--- Exercise task ---
Transcribe the full listing exactly, and drop every picture.

____ Dataset excerpt

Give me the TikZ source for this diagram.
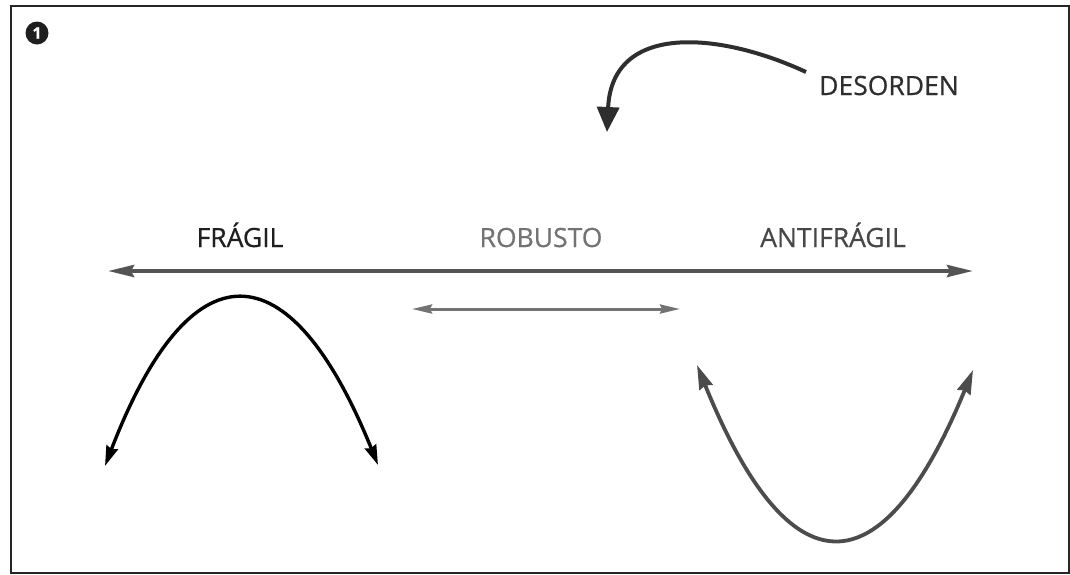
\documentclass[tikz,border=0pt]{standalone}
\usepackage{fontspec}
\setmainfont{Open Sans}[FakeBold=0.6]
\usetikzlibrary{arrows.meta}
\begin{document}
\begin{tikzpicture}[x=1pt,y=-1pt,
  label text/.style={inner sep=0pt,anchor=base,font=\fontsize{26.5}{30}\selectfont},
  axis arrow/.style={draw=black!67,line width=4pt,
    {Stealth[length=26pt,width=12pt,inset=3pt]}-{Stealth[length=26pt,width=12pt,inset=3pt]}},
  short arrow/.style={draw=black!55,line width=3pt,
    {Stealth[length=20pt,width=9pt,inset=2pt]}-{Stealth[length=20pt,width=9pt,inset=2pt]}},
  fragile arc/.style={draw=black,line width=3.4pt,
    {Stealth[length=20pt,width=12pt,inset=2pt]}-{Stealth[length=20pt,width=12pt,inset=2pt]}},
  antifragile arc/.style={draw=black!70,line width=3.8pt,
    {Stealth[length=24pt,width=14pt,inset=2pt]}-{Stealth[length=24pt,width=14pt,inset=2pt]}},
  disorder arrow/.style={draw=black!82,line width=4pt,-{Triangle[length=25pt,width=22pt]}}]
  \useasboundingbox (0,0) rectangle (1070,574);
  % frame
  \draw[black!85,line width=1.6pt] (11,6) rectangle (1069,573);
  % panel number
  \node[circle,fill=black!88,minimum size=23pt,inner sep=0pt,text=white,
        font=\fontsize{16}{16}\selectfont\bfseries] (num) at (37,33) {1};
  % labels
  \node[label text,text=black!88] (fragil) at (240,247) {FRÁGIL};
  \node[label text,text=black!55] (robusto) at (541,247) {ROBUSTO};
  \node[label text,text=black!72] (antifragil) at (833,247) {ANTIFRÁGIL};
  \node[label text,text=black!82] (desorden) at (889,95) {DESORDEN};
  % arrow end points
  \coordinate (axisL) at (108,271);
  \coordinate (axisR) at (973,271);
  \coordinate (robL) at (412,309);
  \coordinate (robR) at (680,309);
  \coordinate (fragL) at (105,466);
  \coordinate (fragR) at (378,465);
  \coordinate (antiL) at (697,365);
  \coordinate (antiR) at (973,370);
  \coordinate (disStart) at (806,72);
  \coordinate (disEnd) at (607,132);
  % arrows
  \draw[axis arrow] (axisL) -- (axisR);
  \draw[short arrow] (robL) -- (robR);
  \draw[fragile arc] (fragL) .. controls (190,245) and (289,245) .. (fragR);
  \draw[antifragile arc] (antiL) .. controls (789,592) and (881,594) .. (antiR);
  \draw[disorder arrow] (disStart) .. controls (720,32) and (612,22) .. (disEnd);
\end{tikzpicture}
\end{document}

________

--- Problem solution ---
Give me the TikZ source for this diagram.
\documentclass[tikz,border=0pt]{standalone}
\usepackage{fontspec}
\setmainfont{Open Sans}[FakeBold=0.6]
\usetikzlibrary{arrows.meta}
\begin{document}
\begin{tikzpicture}[x=1pt,y=-1pt,
  label text/.style={inner sep=0pt,anchor=base,font=\fontsize{26.5}{30}\selectfont},
  axis arrow/.style={draw=black!67,line width=4pt,
    {Stealth[length=26pt,width=12pt,inset=3pt]}-{Stealth[length=26pt,width=12pt,inset=3pt]}},
  short arrow/.style={draw=black!55,line width=3pt,
    {Stealth[length=20pt,width=9pt,inset=2pt]}-{Stealth[length=20pt,width=9pt,inset=2pt]}},
  fragile arc/.style={draw=black,line width=3.4pt,
    {Stealth[length=20pt,width=12pt,inset=2pt]}-{Stealth[length=20pt,width=12pt,inset=2pt]}},
  antifragile arc/.style={draw=black!70,line width=3.8pt,
    {Stealth[length=24pt,width=14pt,inset=2pt]}-{Stealth[length=24pt,width=14pt,inset=2pt]}},
  disorder arrow/.style={draw=black!82,line width=4pt,-{Triangle[length=25pt,width=22pt]}}]
  \useasboundingbox (0,0) rectangle (1070,574);
  % frame
  \draw[black!85,line width=1.6pt] (11,6) rectangle (1069,573);
  % panel number
  \node[circle,fill=black!88,minimum size=23pt,inner sep=0pt,text=white,
        font=\fontsize{16}{16}\selectfont\bfseries] (num) at (37,33) {1};
  % labels
  \node[label text,text=black!88] (fragil) at (240,247) {FRÁGIL};
  \node[label text,text=black!55] (robusto) at (541,247) {ROBUSTO};
  \node[label text,text=black!72] (antifragil) at (833,247) {ANTIFRÁGIL};
  \node[label text,text=black!82] (desorden) at (889,95) {DESORDEN};
  % arrow end points
  \coordinate (axisL) at (108,271);
  \coordinate (axisR) at (973,271);
  \coordinate (robL) at (412,309);
  \coordinate (robR) at (680,309);
  \coordinate (fragL) at (105,466);
  \coordinate (fragR) at (378,465);
  \coordinate (antiL) at (697,365);
  \coordinate (antiR) at (973,370);
  \coordinate (disStart) at (806,72);
  \coordinate (disEnd) at (607,132);
  % arrows
  \draw[axis arrow] (axisL) -- (axisR);
  \draw[short arrow] (robL) -- (robR);
  \draw[fragile arc] (fragL) .. controls (190,245) and (289,245) .. (fragR);
  \draw[antifragile arc] (antiL) .. controls (789,592) and (881,594) .. (antiR);
  \draw[disorder arrow] (disStart) .. controls (720,32) and (612,22) .. (disEnd);
\end{tikzpicture}
\end{document}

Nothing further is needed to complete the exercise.